Sterilized female mice produced healthy babies after receiving a transplant of egg-generating stem cells from another mouse. It was reported in Molecular Therapy that if such a procedure worked in humans, although a distant prospect, it could help women with early menopause or chemotherapy induced infertility to conceive.
Developmental biologist Ji Wu and her colleagues at Shanghai Jiao Tong University in China took germ line stem cells from the ovaries of a 6-day old mouse, cultured them in a petri dish, and then transplanted those cells into the ovaries of sterilized adult mice. There, the stem cells gradually moved to a spot just under the ovary’s surface, where they settled down and turned into eggs.
Five to eight weeks after the transplant, Wu and colleagues mated those mice with healthy males. Six of the eight stem cell recipients became pregnant, and went on to deliver healthy baby mice with normal-looking chromosomes.
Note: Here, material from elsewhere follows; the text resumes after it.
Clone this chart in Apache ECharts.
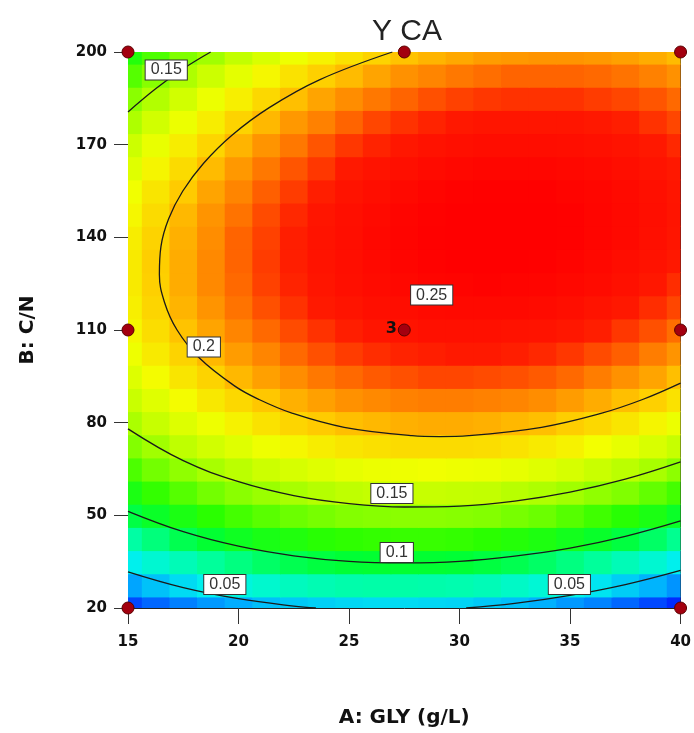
<!DOCTYPE html>
<html>
<head>
<meta charset="utf-8">
<title>Y CA</title>
<script src="https://cdn.jsdelivr.net/npm/echarts@6/dist/echarts.min.js"></script>
<style>
html, body {
	margin: 0;
	padding: 0;
	background: #fff;
}
#chart {
	width: 694px;
	height: 733px;
}
</style>
</head>
<body>
<div id="chart"></div>
<script type="text/javascript">

    // A: GLY (g/L) columns and B: C/N rows of the surface grid
    var gly = [15, 16.25, 17.5, 18.75, 20, 21.25, 22.5, 23.75, 25, 26.25, 27.5,
               28.75, 30, 31.25, 32.5, 33.75, 35, 36.25, 37.5, 38.75, 40];
    var cn = [20, 27.5, 35, 42.5, 50, 57.5, 65, 72.5, 80, 87.5, 95, 102.5, 110,
              117.5, 125, 132.5, 140, 147.5, 155, 162.5, 170, 177.5, 185, 192.5, 200];

    // Y CA, one row per C/N value (bottom to top)
    var yca = [
        [.015,.023,.029,.035,.040,.045,.048,.050,.052,.053,.053,.052,.051,.048,.045,.041,.035,.030,.023,.015,.007],
        [.038,.046,.053,.059,.064,.068,.072,.075,.077,.078,.078,.077,.076,.074,.070,.066,.062,.056,.049,.042,.034],
        [.059,.067,.074,.081,.086,.091,.095,.098,.100,.101,.101,.101,.100,.098,.095,.091,.086,.081,.074,.067,.059],
        [.079,.087,.095,.101,.107,.112,.115,.119,.121,.122,.123,.123,.122,.120,.117,.114,.109,.104,.098,.091,.083],
        [.097,.105,.113,.120,.126,.131,.135,.138,.141,.142,.143,.143,.142,.141,.138,.135,.130,.125,.119,.113,.105],
        [.113,.122,.130,.137,.143,.148,.152,.156,.159,.161,.162,.162,.161,.160,.157,.154,.150,.145,.140,.133,.126],
        [.128,.137,.145,.152,.158,.164,.168,.172,.175,.177,.178,.179,.178,.177,.175,.172,.168,.163,.158,.152,.144],
        [.141,.150,.159,.166,.172,.178,.183,.187,.190,.192,.194,.194,.194,.193,.191,.188,.185,.180,.175,.169,.162],
        [.153,.162,.171,.178,.185,.191,.196,.200,.203,.205,.207,.208,.208,.207,.205,.203,.199,.195,.190,.184,.177],
        [.163,.172,.181,.189,.195,.201,.207,.211,.215,.217,.219,.220,.220,.219,.218,.216,.212,.208,.203,.198,.191],
        [.171,.181,.190,.197,.205,.211,.216,.221,.224,.227,.229,.231,.231,.230,.229,.227,.224,.220,.215,.210,.203],
        [.178,.188,.197,.205,.212,.218,.224,.229,.233,.236,.238,.239,.240,.240,.239,.237,.234,.230,.226,.220,.214],
        [.183,.193,.202,.210,.218,.224,.230,.235,.239,.243,.245,.247,.247,.247,.246,.245,.242,.239,.234,.229,.223],
        [.186,.196,.206,.214,.222,.229,.235,.240,.244,.248,.250,.252,.253,.253,.253,.251,.249,.245,.241,.236,.231],
        [.188,.198,.208,.217,.224,.232,.238,.243,.248,.251,.254,.256,.257,.258,.257,.256,.254,.251,.247,.242,.236],
        [.188,.199,.208,.217,.225,.233,.239,.245,.249,.253,.256,.258,.260,.260,.260,.259,.257,.254,.250,.246,.241],
        [.187,.197,.207,.216,.225,.232,.239,.245,.249,.254,.257,.259,.261,.261,.261,.260,.259,.256,.253,.248,.243],
        [.183,.194,.205,.214,.222,.230,.237,.243,.248,.252,.256,.258,.260,.261,.261,.260,.259,.256,.253,.249,.244],
        [.179,.190,.200,.210,.218,.226,.233,.239,.245,.249,.253,.256,.258,.259,.259,.259,.257,.255,.252,.248,.243],
        [.172,.184,.194,.204,.213,.221,.228,.234,.240,.245,.248,.251,.254,.255,.255,.255,.254,.252,.249,.245,.241],
        [.164,.176,.187,.196,.206,.214,.221,.228,.234,.238,.242,.246,.248,.250,.250,.250,.249,.247,.245,.241,.237],
        [.154,.166,.177,.187,.197,.205,.213,.219,.225,.231,.235,.238,.241,.243,.243,.243,.243,.241,.239,.235,.231],
        [.143,.155,.166,.177,.186,.195,.203,.210,.216,.221,.225,.229,.232,.234,.235,.235,.235,.233,.231,.228,.224],
        [.130,.142,.154,.164,.174,.183,.191,.198,.204,.210,.215,.218,.221,.223,.225,.225,.225,.224,.222,.219,.215],
        [.116,.128,.140,.150,.160,.169,.178,.185,.191,.197,.202,.206,.209,.212,.213,.214,.214,.213,.211,.208,.204]
    ];

    // contour lines, [GLY, C/N]
    var contour005a = [[15,31.7],[17.5,26.6],[20,23.0],[22.5,20.6],[23.5,20]];
    var contour005b = [[30.3,20],[32.5,21.5],[35,24.1],[37.5,27.6],[40,32.2]];
    var contour010 = [[15,51.3],[17.5,44.7],[20,40.0],[22.5,36.9],[25,35.1],[27.5,34.6],
                      [30,35.1],[32.5,36.8],[35,39.4],[37.5,43.2],[40,48.2]];
    var contour015 = [[15,78.0],[17.5,67.7],[20,60.9],[22.5,56.4],[25,53.8],[27.5,52.7],
                      [30,53.0],[32.5,54.6],[35,57.5],[37.5,61.7],[40,67.3]];
    var contour015top = [[15,180.6],[16.25,188.1],[17.5,194.6],[18.74,200]];
    var contour020 = [[26.96,200],[23.66,191],[21.39,182],[19.69,173],[18.42,164],[17.48,155],
                      [16.84,146],[16.49,137],[16.42,128],[16.65,119],[17.22,110],[18.22,101],
                      [19.8,92],[20.93,87.5],[22.45,83],[24.78,78.5],[27.85,75.8],[29.1,75.5],
                      [30.42,75.8],[33.71,78.5],[36.4,83],[38.28,87.5],[40,92.8]];

    // contour value boxes
    var contourLabels = [
        [16.73, 194.2, '0.15'], [18.43, 104.5, '0.2'], [28.74, 121.3, '0.25'],
        [26.94, 57.1, '0.15'], [27.16, 38.0, '0.1'], [19.38, 27.6, '0.05'], [34.97, 27.6, '0.05']
    ];

    // design points
    var designPoints = [[15,20],[15,110],[15,200],[27.5,200],[40,200],[40,110],[40,20]];
    var centerPoint = [27.5, 110];

    var mapColors = ['#0010ff','#005bff','#00adff','#00f3ec','#00ffa0','#00ff35','#2aff00',
                     '#80ff00','#c2ff00','#f3ff00','#ffcb00','#ff7d00','#ff1900','#ff0000'];

    var cells = [];
    for (var j = 0; j < cn.length; j++) {
        for (var i = 0; i < gly.length; i++) {
            cells.push([gly[i], cn[j], yca[j][i]]);
        }
    }

    function renderCell(params, api) {
        var x = api.value(0), y = api.value(1);
        var p0 = api.coord([x - 0.625, y + 3.75]);
        var p1 = api.coord([x + 0.625, y - 3.75]);
        var shape = echarts.graphic.clipRectByRect({
            x: p0[0], y: p0[1], width: p1[0] - p0[0] + 1, height: p1[1] - p0[1] + 1
        }, {
            x: params.coordSys.x, y: params.coordSys.y,
            width: params.coordSys.width, height: params.coordSys.height
        });
        return shape && {
            type: 'rect',
            shape: shape,
            style: { fill: api.visual('color') }
        };
    }

    function contourLine(data) {
        return {
            type: 'line',
            data: data,
            smooth: 0.4,
            showSymbol: false,
            symbol: 'none',
            silent: true,
            lineStyle: { color: '#1a1a1a', width: 1.3 },
            z: 3
        };
    }

    var tickFont = { fontFamily: 'DejaVu Sans', fontWeight: 'bold', fontSize: 15, color: '#111' };
    var nameFont = { fontFamily: 'DejaVu Sans', fontWeight: 'bold', fontSize: 20, color: '#111' };

    var dataChart = echarts.init(document.getElementById('chart'));

    option = {
        animation: false,
        title: {
            text: 'Y CA',
            left: 367,
            top: 12,
            textStyle: { fontFamily: 'Liberation Sans', fontWeight: 'normal', fontSize: 30, color: '#222' }
        },
        grid: { left: 128, right: 12, top: 52, bottom: 125 },
        visualMap: {
            show: false,
            type: 'continuous',
            seriesIndex: 0,
            dimension: 2,
            min: 0,
            max: 0.26,
            inRange: { color: mapColors }
        },
        xAxis: [{
            type: 'value',
            min: 15,
            max: 40,
            interval: 5,
            name: 'A: GLY (g/L)',
            nameLocation: 'middle',
            nameGap: 100,
            nameTextStyle: nameFont,
            axisLine: { show: true, onZero: false, lineStyle: { color: '#222', width: 1 } },
            axisTick: { show: true, length: 16, lineStyle: { color: '#333' } },
            axisLabel: Object.assign({ margin: 27 }, tickFont),
            splitLine: { show: false }
        }, {
            type: 'value',
            position: 'top',
            min: 15,
            max: 40,
            axisLine: { show: true, onZero: false, lineStyle: { color: '#222', width: 1 } },
            axisTick: { show: false },
            axisLabel: { show: false },
            splitLine: { show: false }
        }],
        yAxis: [{
            type: 'value',
            min: 20,
            max: 200,
            interval: 30,
            name: 'B: C/N',
            nameLocation: 'middle',
            nameGap: 90,
            nameTextStyle: nameFont,
            axisLine: { show: true, onZero: false, lineStyle: { color: '#222', width: 1 } },
            axisTick: { show: true, length: 14, lineStyle: { color: '#333' } },
            axisLabel: Object.assign({ margin: 21 }, tickFont),
            splitLine: { show: false }
        }, {
            type: 'value',
            position: 'right',
            min: 20,
            max: 200,
            axisLine: { show: true, onZero: false, lineStyle: { color: '#222', width: 1 } },
            axisTick: { show: false },
            axisLabel: { show: false },
            splitLine: { show: false }
        }],
        series: [{
            type: 'custom',
            renderItem: renderCell,
            data: cells,
            encode: { x: 0, y: 1 },
            silent: true,
            z: 1
        },
            contourLine(contour005a),
            contourLine(contour005b),
            contourLine(contour010),
            contourLine(contour015),
            contourLine(contour015top),
            contourLine(contour020),
        {
            type: 'scatter',
            data: contourLabels,
            symbolSize: 1,
            itemStyle: { color: 'rgba(0,0,0,0)', opacity: 1 },
            silent: true,
            z: 4,
            label: {
                show: true,
                position: 'inside',
                formatter: function (p) { return p.value[2]; },
                fontFamily: 'Liberation Sans',
                fontSize: 16,
                color: '#333',
                backgroundColor: '#fff',
                borderColor: '#333',
                borderWidth: 1,
                padding: [2, 5, 1, 5]
            }
        }, {
            type: 'scatter',
            data: designPoints.concat([{
                value: centerPoint,
                label: {
                    show: true,
                    formatter: '3',
                    position: 'left',
                    distance: 1,
                    offset: [0, -1],
                    fontFamily: 'DejaVu Sans',
                    fontWeight: 'bold',
                    fontSize: 16,
                    color: '#111'
                }
            }]),
            symbolSize: 12,
            clip: false,
            silent: true,
            z: 5,
            itemStyle: { color: '#a3000f', borderColor: '#5a0000', borderWidth: 1, opacity: 1 }
        }]
    };

    dataChart.setOption(option);
</script>
</body>
</html>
The results show that germ line stem cells can indeed restore fertility when transplanted into other mice. However, such a therapy is said to have a long way to go before it could help humans. In an additional evidence, germ line stem cells collected from a very young female mice can still turn into viable eggs.
The fact that germ line stem cells can help sterile mice conceive marks a big step forward. Other projects are seeing similar positive results. Researchers at Children’s Hospital, Philadelphia developed an artificial womb that was used to save the lives of premature infants. In addition, news broke about a 3-D printed ovary which successfully produced healthy mouse pups.